• **TASK DESCRIPTION**
Exclude the pictures and return every line exactly as written.

• **SOURCE EXCERPT**
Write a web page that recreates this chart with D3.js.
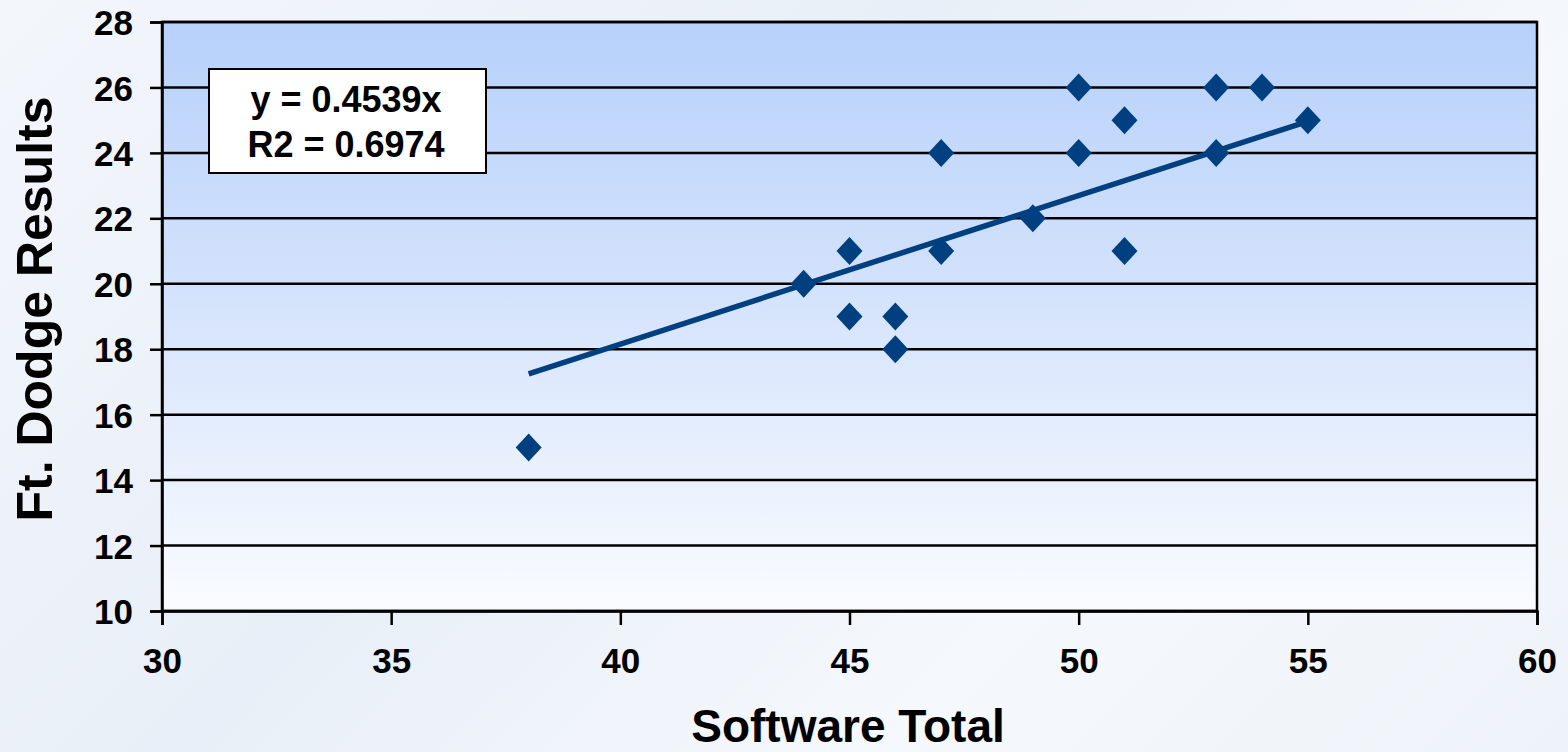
<!DOCTYPE html>
<html><head><meta charset="utf-8">
<script src="https://cdn.jsdelivr.net/npm/d3@7"></script>
<style>
html,body{margin:0;padding:0;}
body{width:1568px;height:752px;overflow:hidden;background:linear-gradient(135deg,#f3f6fb 0%,#e9eff8 40%,#f5f8fc 70%,#eef3f9 100%);}
text{font-family:"Liberation Sans",Arial,sans-serif;font-weight:bold;fill:#000;}
</style></head><body>
<svg id="chart" width="1568" height="752"></svg>
<script>
const xValues = [38, 44, 45, 45, 46, 46, 47, 47, 49, 50, 50, 51, 51, 53, 53, 54, 55];
const yValues = [15, 20, 21, 19, 19, 18, 24, 21, 22, 26, 24, 25, 21, 26, 24, 26, 25];
const xTicks = [30, 35, 40, 45, 50, 55, 60];
const yTicks = [10, 12, 14, 16, 18, 20, 22, 24, 26, 28];
const slope = 0.4539;
const equationLines = ["y = 0.4539x", "R2 = 0.6974"];
const xTitle = "Software Total";
const yTitle = "Ft. Dodge Results";

const svg = d3.select("#chart");
const m = {left:162, right:1537, top:22, bottom:611};
const x = d3.scaleLinear().domain([30,60]).range([m.left, m.right]);
const y = d3.scaleLinear().domain([10,28]).range([m.bottom, m.top]);

const defs = svg.append("defs");
const g = defs.append("linearGradient").attr("id","pg").attr("x1",0).attr("y1",0).attr("x2",0).attr("y2",1);
g.append("stop").attr("offset","0%").attr("stop-color","#b7d1fb");
g.append("stop").attr("offset","45%").attr("stop-color","#d3e2fc");
g.append("stop").attr("offset","100%").attr("stop-color","#fafcff");

svg.append("rect").attr("x",m.left).attr("y",m.top).attr("width",m.right-m.left).attr("height",m.bottom-m.top).attr("fill","url(#pg)");

// gridlines
svg.append("g").selectAll("line").data(yTicks).join("line")
  .attr("x1",m.left).attr("x2",m.right).attr("y1",d=>y(d)).attr("y2",d=>y(d))
  .attr("stroke","#000").attr("stroke-width",2.5);

// frame
svg.append("rect").attr("x",m.left).attr("y",m.top).attr("width",m.right-m.left).attr("height",m.bottom-m.top)
  .attr("fill","none").attr("stroke","#000").attr("stroke-width",2.5);

// axes
const xAxis = svg.append("g").attr("transform",`translate(0,${m.bottom})`)
  .call(d3.axisBottom(x).tickValues(xTicks).tickSize(14).tickPadding(0).tickFormat(d3.format("d")));
const yAxis = svg.append("g").attr("transform",`translate(${m.left},0)`)
  .call(d3.axisLeft(y).tickValues(yTicks).tickSize(12).tickPadding(17).tickFormat(d3.format("d")));
[xAxis,yAxis].forEach(a=>{
  a.select(".domain").attr("stroke","#000").attr("stroke-width",2.5);
  a.selectAll(".tick line").attr("stroke","#000").attr("stroke-width",2.5);
  a.selectAll(".tick text").attr("font-size",35).attr("font-family","Liberation Sans, Arial, sans-serif").attr("font-weight","bold").attr("fill","#000");
});
xAxis.selectAll(".tick text").attr("y",62).attr("dy",0);
yAxis.selectAll(".tick text").attr("dy","0.36em");

// trendline
const xmin = d3.min(xValues), xmax = d3.max(xValues);
svg.append("line").attr("x1",x(xmin)).attr("y1",y(slope*xmin)).attr("x2",x(xmax)).attr("y2",y(slope*xmax))
  .attr("stroke","#004080").attr("stroke-width",5.5);

// points
const pts = xValues.map((v,i)=>({x:v,y:yValues[i]}));
svg.append("g").selectAll("path").data(pts).join("path")
  .attr("transform",d=>`translate(${x(d.x)},${y(d.y)})`)
  .attr("d","M0,-14L13,0L0,14L-13,0Z").attr("fill","#004080");

// equation box
svg.append("rect").attr("x",209).attr("y",69).attr("width",277).attr("height",104)
  .attr("fill","#fff").attr("stroke","#000").attr("stroke-width",2);
svg.append("g").selectAll("text").data(equationLines).join("text")
  .attr("x",346).attr("y",(d,i)=>112+i*45).attr("text-anchor","middle").attr("font-size",36).text(d=>d);

// titles
svg.append("text").attr("x",848).attr("y",742).attr("text-anchor","middle").attr("font-size",46).text(xTitle);
svg.append("text").attr("transform","translate(52,309) rotate(-90)").attr("text-anchor","middle").attr("font-size",50).text(yTitle);
</script>
</body></html>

• **ANSWER TO THIS TASK**
Write a web page that recreates this chart with D3.js.
<!DOCTYPE html>
<html><head><meta charset="utf-8">
<script src="https://cdn.jsdelivr.net/npm/d3@7"></script>
<style>
html,body{margin:0;padding:0;}
body{width:1568px;height:752px;overflow:hidden;background:linear-gradient(135deg,#f3f6fb 0%,#e9eff8 40%,#f5f8fc 70%,#eef3f9 100%);}
text{font-family:"Liberation Sans",Arial,sans-serif;font-weight:bold;fill:#000;}
</style></head><body>
<svg id="chart" width="1568" height="752"></svg>
<script>
const xValues = [38, 44, 45, 45, 46, 46, 47, 47, 49, 50, 50, 51, 51, 53, 53, 54, 55];
const yValues = [15, 20, 21, 19, 19, 18, 24, 21, 22, 26, 24, 25, 21, 26, 24, 26, 25];
const xTicks = [30, 35, 40, 45, 50, 55, 60];
const yTicks = [10, 12, 14, 16, 18, 20, 22, 24, 26, 28];
const slope = 0.4539;
const equationLines = ["y = 0.4539x", "R2 = 0.6974"];
const xTitle = "Software Total";
const yTitle = "Ft. Dodge Results";

const svg = d3.select("#chart");
const m = {left:162, right:1537, top:22, bottom:611};
const x = d3.scaleLinear().domain([30,60]).range([m.left, m.right]);
const y = d3.scaleLinear().domain([10,28]).range([m.bottom, m.top]);

const defs = svg.append("defs");
const g = defs.append("linearGradient").attr("id","pg").attr("x1",0).attr("y1",0).attr("x2",0).attr("y2",1);
g.append("stop").attr("offset","0%").attr("stop-color","#b7d1fb");
g.append("stop").attr("offset","45%").attr("stop-color","#d3e2fc");
g.append("stop").attr("offset","100%").attr("stop-color","#fafcff");

svg.append("rect").attr("x",m.left).attr("y",m.top).attr("width",m.right-m.left).attr("height",m.bottom-m.top).attr("fill","url(#pg)");

// gridlines
svg.append("g").selectAll("line").data(yTicks).join("line")
  .attr("x1",m.left).attr("x2",m.right).attr("y1",d=>y(d)).attr("y2",d=>y(d))
  .attr("stroke","#000").attr("stroke-width",2.5);

// frame
svg.append("rect").attr("x",m.left).attr("y",m.top).attr("width",m.right-m.left).attr("height",m.bottom-m.top)
  .attr("fill","none").attr("stroke","#000").attr("stroke-width",2.5);

// axes
const xAxis = svg.append("g").attr("transform",`translate(0,${m.bottom})`)
  .call(d3.axisBottom(x).tickValues(xTicks).tickSize(14).tickPadding(0).tickFormat(d3.format("d")));
const yAxis = svg.append("g").attr("transform",`translate(${m.left},0)`)
  .call(d3.axisLeft(y).tickValues(yTicks).tickSize(12).tickPadding(17).tickFormat(d3.format("d")));
[xAxis,yAxis].forEach(a=>{
  a.select(".domain").attr("stroke","#000").attr("stroke-width",2.5);
  a.selectAll(".tick line").attr("stroke","#000").attr("stroke-width",2.5);
  a.selectAll(".tick text").attr("font-size",35).attr("font-family","Liberation Sans, Arial, sans-serif").attr("font-weight","bold").attr("fill","#000");
});
xAxis.selectAll(".tick text").attr("y",62).attr("dy",0);
yAxis.selectAll(".tick text").attr("dy","0.36em");

// trendline
const xmin = d3.min(xValues), xmax = d3.max(xValues);
svg.append("line").attr("x1",x(xmin)).attr("y1",y(slope*xmin)).attr("x2",x(xmax)).attr("y2",y(slope*xmax))
  .attr("stroke","#004080").attr("stroke-width",5.5);

// points
const pts = xValues.map((v,i)=>({x:v,y:yValues[i]}));
svg.append("g").selectAll("path").data(pts).join("path")
  .attr("transform",d=>`translate(${x(d.x)},${y(d.y)})`)
  .attr("d","M0,-14L13,0L0,14L-13,0Z").attr("fill","#004080");

// equation box
svg.append("rect").attr("x",209).attr("y",69).attr("width",277).attr("height",104)
  .attr("fill","#fff").attr("stroke","#000").attr("stroke-width",2);
svg.append("g").selectAll("text").data(equationLines).join("text")
  .attr("x",346).attr("y",(d,i)=>112+i*45).attr("text-anchor","middle").attr("font-size",36).text(d=>d);

// titles
svg.append("text").attr("x",848).attr("y",742).attr("text-anchor","middle").attr("font-size",46).text(xTitle);
svg.append("text").attr("transform","translate(52,309) rotate(-90)").attr("text-anchor","middle").attr("font-size",50).text(yTitle);
</script>
</body></html>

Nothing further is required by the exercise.